01 agosto 2012

Melchor Rodríguez García. El ejemplo de un hombre justo


Francisco Javier Bernad Morales


Es, sin duda, la guerra una situación excepcional en que la tragedia hace aflorar lo más profundo del alma humana. Muchos se dejan arrastrar por la bajeza moral, la crueldad y la cobardía, pues, como señalaba Gila en uno de sus inmortales monólogos: “Aquí te hinchas a matar, y la policía no te hace nada.” Pero en otros resplandece el sentido de la justicia y del deber hasta extremos heroicos. No me refiero, claro está, a esa concepción abyecta que confunde el deber con la obediencia a los superiores, sino a esa otra, de raíz kantiana, que lo entiende como obligación de seguir los dictados de la conciencia, cuando esta nos muestra unas normas de conducta, cuyo alcance la razón nos dice universal.
Seguramente, son muy pocos quienes han oído hablar en alguna ocasión de Melchor Rodríguez García. Se trata, sin embargo, de un auténtico héroe en el sentido que acabo de indicar. Nació en Sevilla en 1893 en el seno de una familia extremadamente pobre, en la que su madre, muy pronto viuda, hubo de sacar adelante a tres hijos, trabajando como costurera y cigarrera.

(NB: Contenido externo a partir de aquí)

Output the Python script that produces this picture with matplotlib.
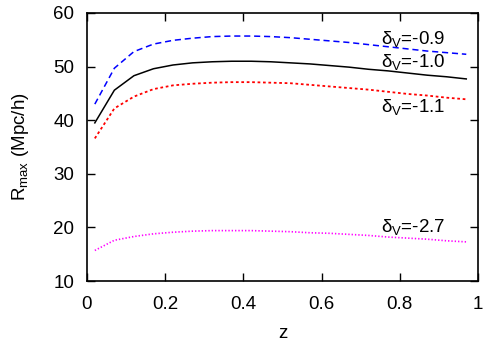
import matplotlib
matplotlib.use("Agg")
import matplotlib.pyplot as plt

plt.rcParams['font.family'] = ['Liberation Sans', 'DejaVu Sans']
plt.rcParams['mathtext.fontset'] = 'custom'
plt.rcParams['mathtext.rm'] = 'Liberation Sans'
plt.rcParams['mathtext.it'] = 'Liberation Sans:italic'

z = [0.02, 0.07, 0.12, 0.17, 0.22, 0.27, 0.32, 0.37, 0.42, 0.47, 0.52,
     0.57, 0.62, 0.67, 0.72, 0.77, 0.82, 0.87, 0.92, 0.97]
r_09 = [43.0, 49.7, 52.8, 54.2, 54.9, 55.3, 55.6, 55.7, 55.7, 55.6, 55.4,
        55.1, 54.8, 54.5, 54.1, 53.7, 53.3, 52.9, 52.6, 52.3]
r_10 = [39.5, 45.6, 48.3, 49.6, 50.3, 50.7, 50.9, 51.0, 51.0, 50.9, 50.7,
        50.5, 50.2, 49.9, 49.5, 49.2, 48.8, 48.4, 48.1, 47.7]
r_11 = [36.6, 42.2, 44.4, 45.8, 46.5, 46.8, 47.0, 47.1, 47.1, 47.0, 46.9,
        46.6, 46.3, 46.0, 45.7, 45.3, 44.9, 44.6, 44.2, 43.9]
r_27 = [15.7, 17.6, 18.3, 18.8, 19.1, 19.3, 19.4, 19.4, 19.4, 19.3, 19.2,
        19.0, 18.9, 18.7, 18.5, 18.2, 18.0, 17.8, 17.5, 17.3]

labels = ['-0.9', '-1.0', '-1.1', '-2.7']
label_y = [54.3, 49.9, 41.6, 19.2]

fig = plt.figure(figsize=(4.85, 3.46), dpi=100)
ax = fig.add_axes([87/485, 1 - 281/346, 391/485, 268/346])

ax.plot(z, r_09, color='blue', lw=1.1, ls=(0, (4, 2.5)))
ax.plot(z, r_10, color='black', lw=1.1, ls='-')
ax.plot(z, r_11, color='red', lw=1.3, ls=(0, (1.5, 1.5)))
ax.plot(z, r_27, color='magenta', lw=1.2, ls=(0, (0.8, 1.2)))

fs = 13.5
for lab, yv in zip(labels, label_y):
    ax.text(0.751, yv, 'δ$_\\mathrm{V}$=' + lab, fontsize=fs, va='baseline')

ax.set_xlim(0, 1)
ax.set_ylim(10, 60)
ax.set_xticks([0, 0.2, 0.4, 0.6, 0.8, 1])
ax.set_xticklabels(['0', '0.2', '0.4', '0.6', '0.8', '1'])
ax.set_yticks([10, 20, 30, 40, 50, 60])
ax.tick_params(direction='in', top=True, right=True, length=6, width=1,
               labelsize=fs)
ax.tick_params(axis='x', pad=11)
ax.tick_params(axis='y', pad=9)
for s in ax.spines.values():
    s.set_linewidth(1.2)

ax.set_xlabel('z', fontsize=fs)
ax.set_ylabel(r'R$_\mathrm{max}$ (Mpc/h)', fontsize=fs)
ax.xaxis.set_label_coords(0.5, -0.165)
ax.yaxis.set_label_coords(-0.143, 0.5)

fig.savefig('out.png', dpi=100)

Melchor tuvo que buscar muy joven una forma de ganarse la vida, y así probó suerte como calderero e incluso torero, antes de trasladarse a Madrid, donde trabajó como chapista. Afiliado a la CNT, sufrió prisión en varias ocasiones, y poco a poco, se convirtió en un dirigente obrero conocido y respetado. Pero su gran momento llegaría con la guerra Civil.
La sublevación de gran parte del ejército el 18 de julio de 1936 no alcanzó a terminar con el régimen republicano, pues fracasó en amplias zonas de España, entre ellas Madrid, por lo que desembocó en una larga guerra. No debemos pensar, sin embargo, que en los territorios que escaparon al control militar continuara vigente, sin más, la legalidad republicana. Al contrario, en ellos se produjo un colapso del aparato del Estado, al iniciarse un proceso revolucionario en que los partidos y sindicatos de izquierdas se hicieron con el poder, marginando a unas autoridades impotentes y atemorizadas.
Ante el avance de los sublevados, el gobierno de la República, presidido por Francisco Largo Caballero, determinó trasladarse a Valencia y ordenó al general Miaja la formación de una Junta de Defensa en la capital (6 de noviembre). En el nuevo organismo, Santiago Carrillo quedó como encargado del orden público. Las cárceles de Madrid estaban en aquel momento saturadas de presos sobre los que pesaba la acusación o simplemente la sospecha de pertenecer a organizaciones de derechas o simpatizar con el levantamiento militar. El día 7 se inició su traslado a Valencia, pero la mayor parte de los convoyes solo llegaron hasta Paracuellos del Jarama, donde los presos fueron fusilados por milicianos supuestamente incontrolados. En estas circunstancias, Melchor Rodríguez fue nombrado Delegado de Prisiones en Madrid el día 10, pero ante la imposibilidad de detener las matanzas, por la falta de colaboración del resto de las autoridades, dimitió cuatro días después. No obstante, el ministro de Justicia, el también anarquista Juan García Oliver, le reiteró su confianza, por lo que el 4 de diciembre retornó a su puesto, esta vez con plenos poderes. Inmediatamente, adoptó una serie de medidas para proteger a los presos de las sacas por los milicianos y, pronto, poniendo en riesgo en varias ocasiones su propia vida, puso fin a los asesinatos. Una de sus actuaciones más destacadas tuvo lugar el 8 de diciembre, cuando, tras un bombardeo franquista, un nutrido grupo de milicianos se presentó ante la cárcel de Alcalá de Henares, exigiendo la entrega de los presos. Melchor Rodríguez se trasladó allí de inmediato y, tras dar orden a los funcionarios de que si le pasaba algo repartieran armas a los reclusos para que pudieran defenderse, se enfrentó a los concentrados, quienes finalmente abandonaron el lugar.
Al final de la guerra, se negó a dejar Madrid, por lo que fue capturado y sometido a un juicio en el que el fiscal pidió veinte años de cárcel. El propio general Muñoz Grandes declaró en su favor y presentó las firmas de miles de personas que agradecían a Melchor Rodríguez haberles salvado la vida. No obstante, fue condenado y permaneció en prisión hasta 1944.
Una vez en libertad, trabajó como agente de seguros, sin renunciar nunca a sus ideas anarquistas. Cuando murió, en 1972, el gobierno franquista permitió que su féretro se cubriera con la bandera de la CNT y que en el entierro se cantara el himno anarcosindicalista A las barricadas.